I'm well aware of that. On itself there isn't a problem with it, in principle at least. Right until it leads to bad decisions being pushed through, and more often in ignorance rather than malice. I personally only have a real problem with it when people or tech ends up harmed or even destroyed, just because of ignorance rather than deliberate arbitrary choices (after consideration, hopefully).

To be clear, I'm not saying that any of that is the case here. But lets just say that browser vendors in general, and Mozilla as of lately in particular, aren't on my "I trust you blindly at making the right decisions" list.

> browser vendors in general, and Mozilla as of lately in particular, aren't on my "I trust you blindly at making the right decisions" list.

That's entirely fair. But what does this have to do with Mozilla's decision to enforce Certificate Transparency in Firefox?

If you have a concrete concern, voicing it could lead to a much more productive discussion than exuding a general aura of distrust, even if warranted.

I do see pretty massive problems with it, such as those you list off, but the unfortunate truth is that one cannot know or do everything themselves. So usually it's not even a choice but a coercive scenario.

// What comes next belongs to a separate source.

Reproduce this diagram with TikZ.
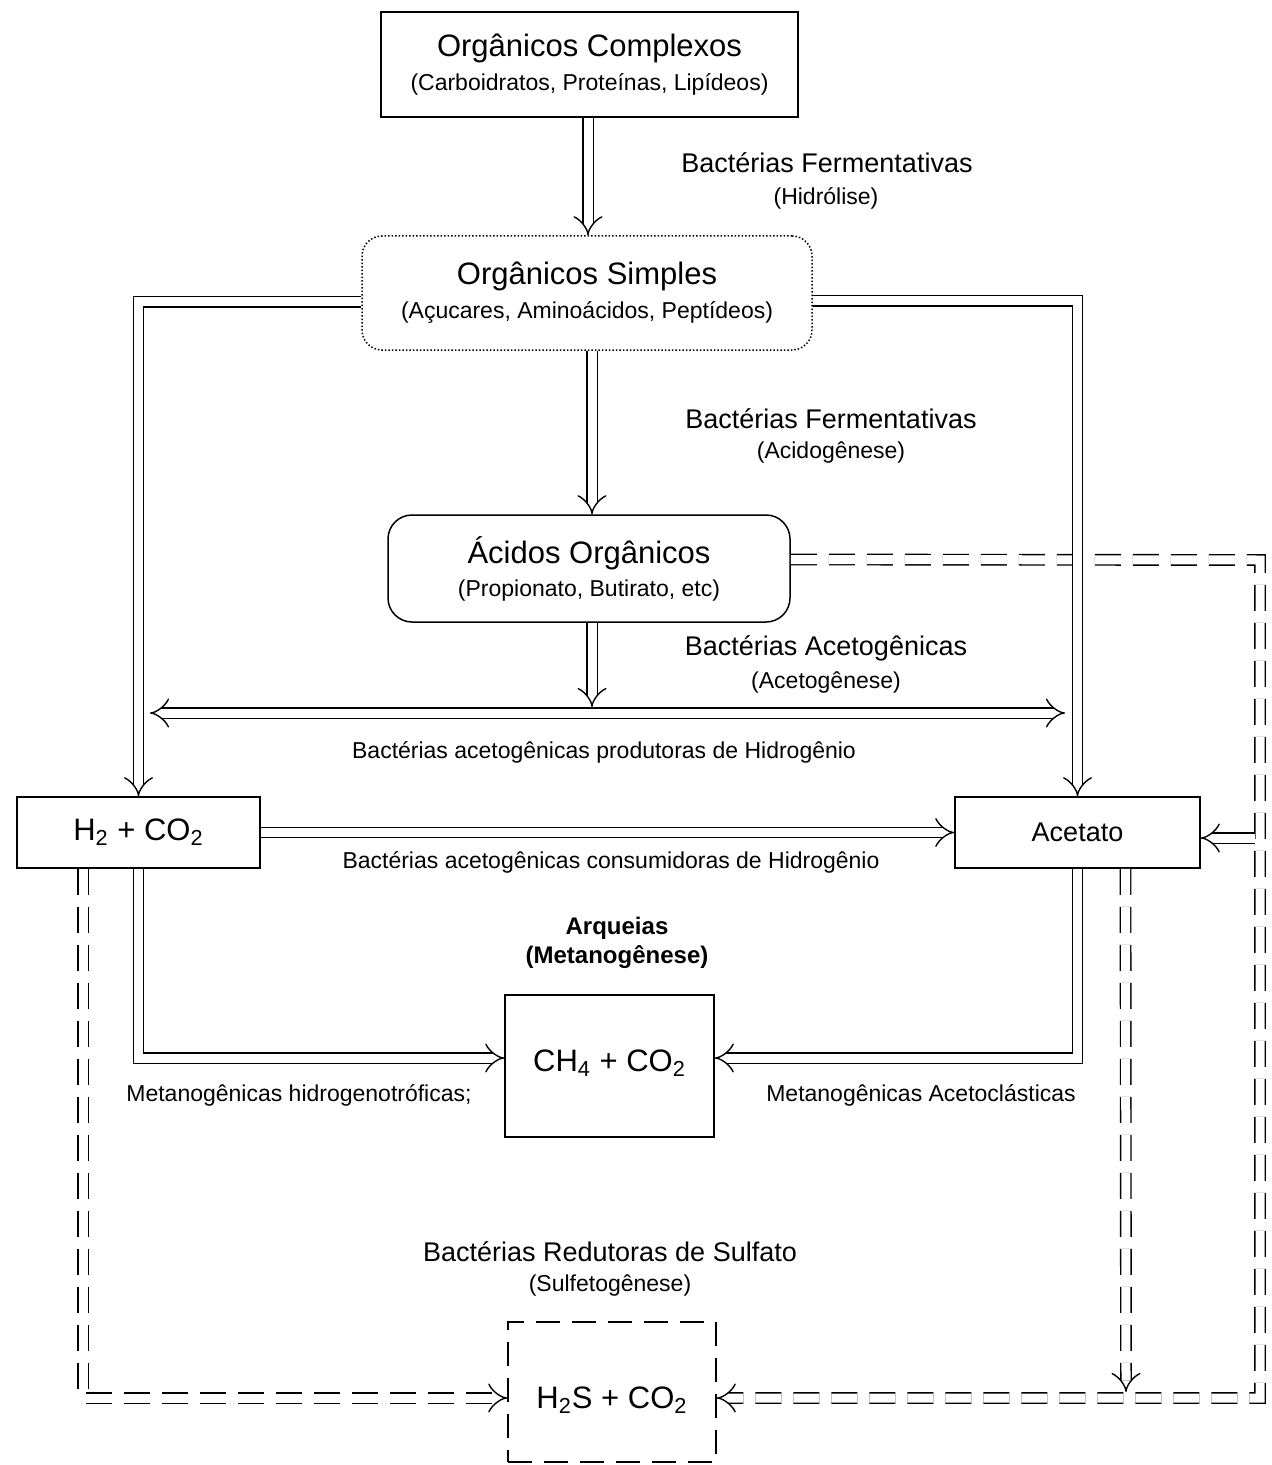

For example, say I want to ensure my food is safe to eat. That would require farmland where I can grow my own food. Say I buy some, but then do I have the knowledge and the means to figure out whether the food I grew is actually safe to eat? After all, I just bought some random plot of farmland, how would I know what was in it? Maybe it wasn't even the land that's contaminated but instead the wind brought over some chance contamination? And so on.